Vice Minister of Water Resources of the People's Republic of China
- In office January 2000 – August 2005

Deputy Governor of Sichuan Province
- In office November 1996 – January 2000

Personal details
- Born: January 1945 Nanchong County, Sichuan, China
- Died: 23 August 2015 (aged 70) Beijing, China
- Party: Chinese Communist Party
- Education: Southwest Agricultural University

= Jing Zhengshu =

Chinese politician

Jing Zhengshu (敬正书; born January 1945 – 23 August 2015) was a Chinese politician who served as Vice Minister and Deputy Party Secretary of the Ministry of Water Resources of the People's Republic of China. Jing was recognized as an experienced administrator in agricultural development and water management and was a member of the 10th National Committee of the Chinese People's Political Consultative Conference.

== Biography ==
Jing Zhengshu was born in January 1945 in Nanchong County, Sichuan Province. He attended Jianxing High School in Nanbu County from 1961 to 1964, and later studied agronomy at the Southwest Agricultural College (now Southwest University), graduating in December 1968. Following graduation, he began his career as a technician at the Longtai Agricultural Technology Station of Zhongjiang County, where he worked from 1968 to 1975.

Jing entered public administration in the mid-1970s, serving first as Party Secretary of Nandu Township and later as Party Secretary of Cangshan District as well as a member of the Standing Committee of the Zhongjiang County Committee. In 1979, he became Deputy Party Secretary of Zhongjiang County and subsequently served concurrently as Deputy Party Secretary of Basu County in Tibet and Executive Deputy County Magistrate of Zhongjiang. His career advanced further in 1983 when he was appointed Deputy Party Secretary of Deyang and concurrently Party Secretary of Zhongjiang County.

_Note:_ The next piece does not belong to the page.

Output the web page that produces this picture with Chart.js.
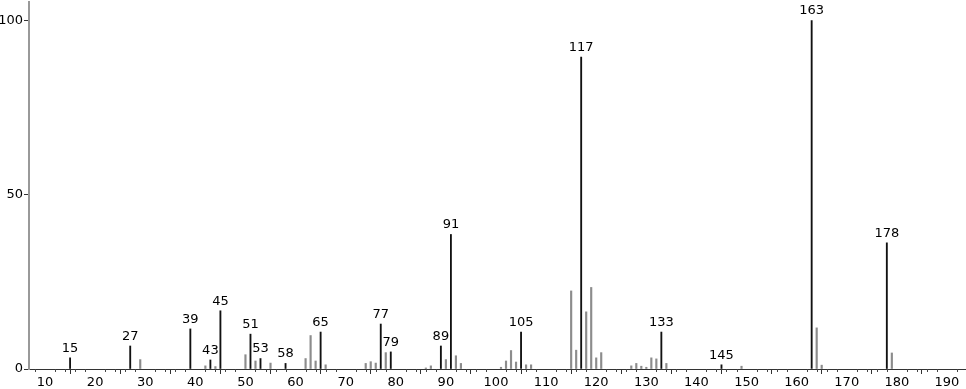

From 1985 to 1990, Jing served as Deputy Party Secretary and Executive Vice Mayor of Deyang. He later joined the Sichuan Provincial Water and Electricity Department as Executive Deputy Director and Deputy Party Secretary, before being promoted in 1991 to Director and Party Secretary of the department. In November 1996, he was appointed Vice Governor of Sichuan Province and became a member of the Provincial Party Committee.

In January 2000, Jing entered the Ministry of Water Resources as Vice Minister and a member of the Party Leadership Group. In 2003, he became Executive Vice Minister and Deputy Party Secretary of the ministry, also serving as Secretary of its directly affiliated organs’ Party Committee. After 2005, he held several concurrent national-level professional and academic posts, including President of the China Water Resources Workers’ Ideological and Political Work Research Association, Chairman of the China Water Resources Literature and Art Association, Chairman of the China Water Resources Sports Association, and Chairman of the China Water Resources Society.

Jing Zhengshu died in Beijing on 23 August 2015 after unsuccessful medical treatment. He was 71 years old.